Iraqi Council Seeks Support for Saddam's Victims' Families
By Donna Miles
American Forces Press Service
WASHINGTON, Aug. 22, 2005 The Iraqi government is working out a plan to establish a commission to bring justice to and restore the rights of tens of thousands of families in Iraq whose loved ones were killed under Saddam Hussein's regime.
Iraq's Ministerial Council has approved a draft law establishing a commission "to take care of the martyrs' families" and redress injustices against them, Laith Kubba, spokesman for Iraqi Prime Minister Ibrahim Al-Jaafari, said during an Aug. 21 news conference in Baghdad, Iraq. Kubba defined martyrs as "those who were executed and victims of mass graves and ... political assassinations."
The draft law proposes paying a monthly allotment to affected families, canceling their debts, providing assistance with real estate loans, and giving them plots of land, Kubba said.

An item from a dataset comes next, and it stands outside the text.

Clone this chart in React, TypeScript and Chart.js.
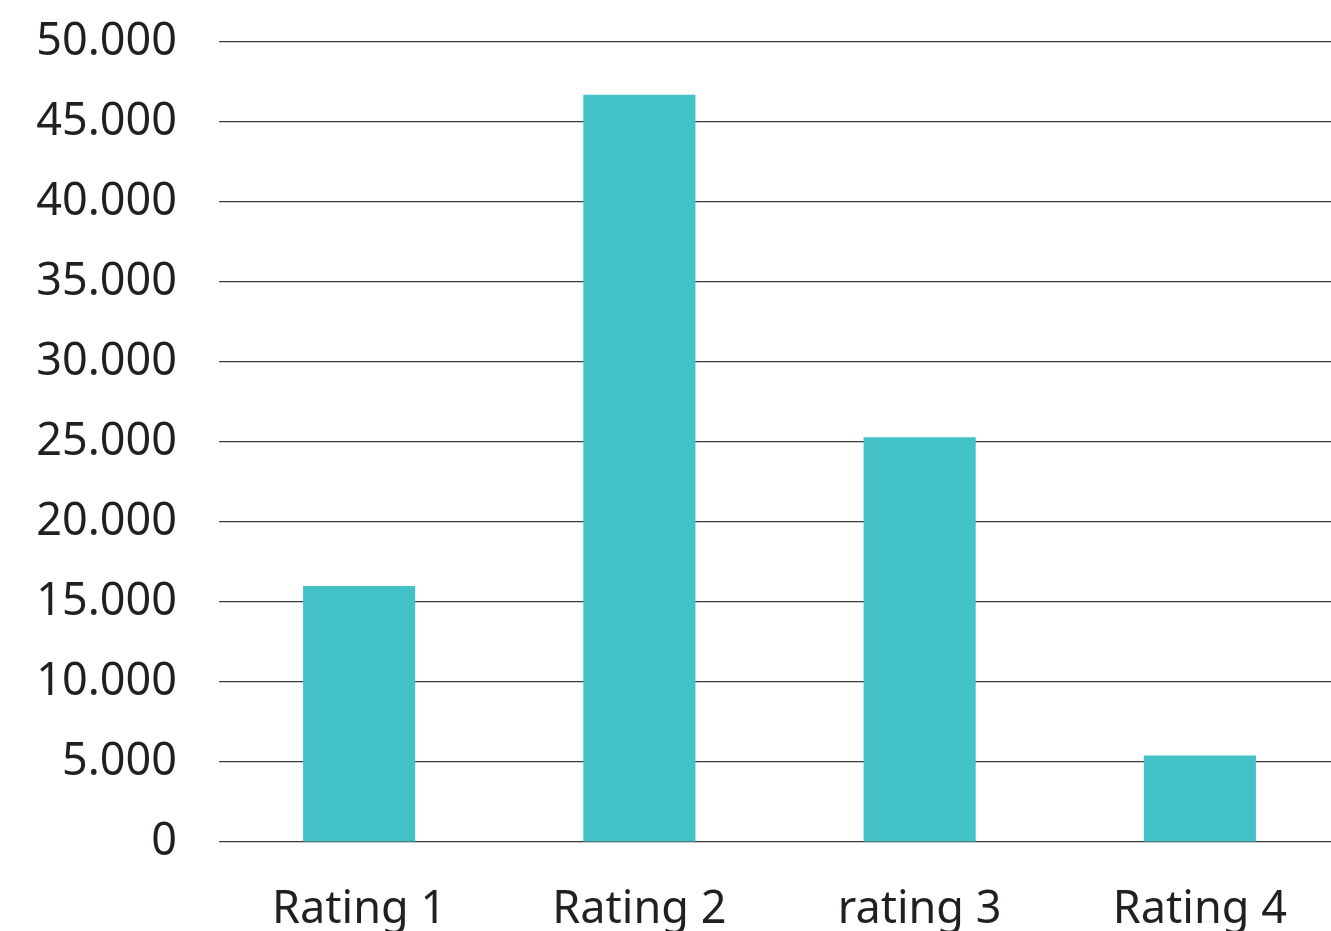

"We cannot compensate these families for those who were lost, but we can help them in another way," he said. "We want to do justice to these people, and the government wants to restore their rights. And this will pave the way to hold a national reconciliation to put an end to the mistakes committed in the past."
The Iraqi National Assembly will now consider the draft law, he said.
Another measure approved by the Ministerial Council will provide pensions to Iraqis who served more than 15 years in the old Iraqi army or in government commissions and ministries that have since been disbanded.
Kubba emphasized that those named by the de-Baathification Commission as members of Saddam's Baath Party would not be eligible.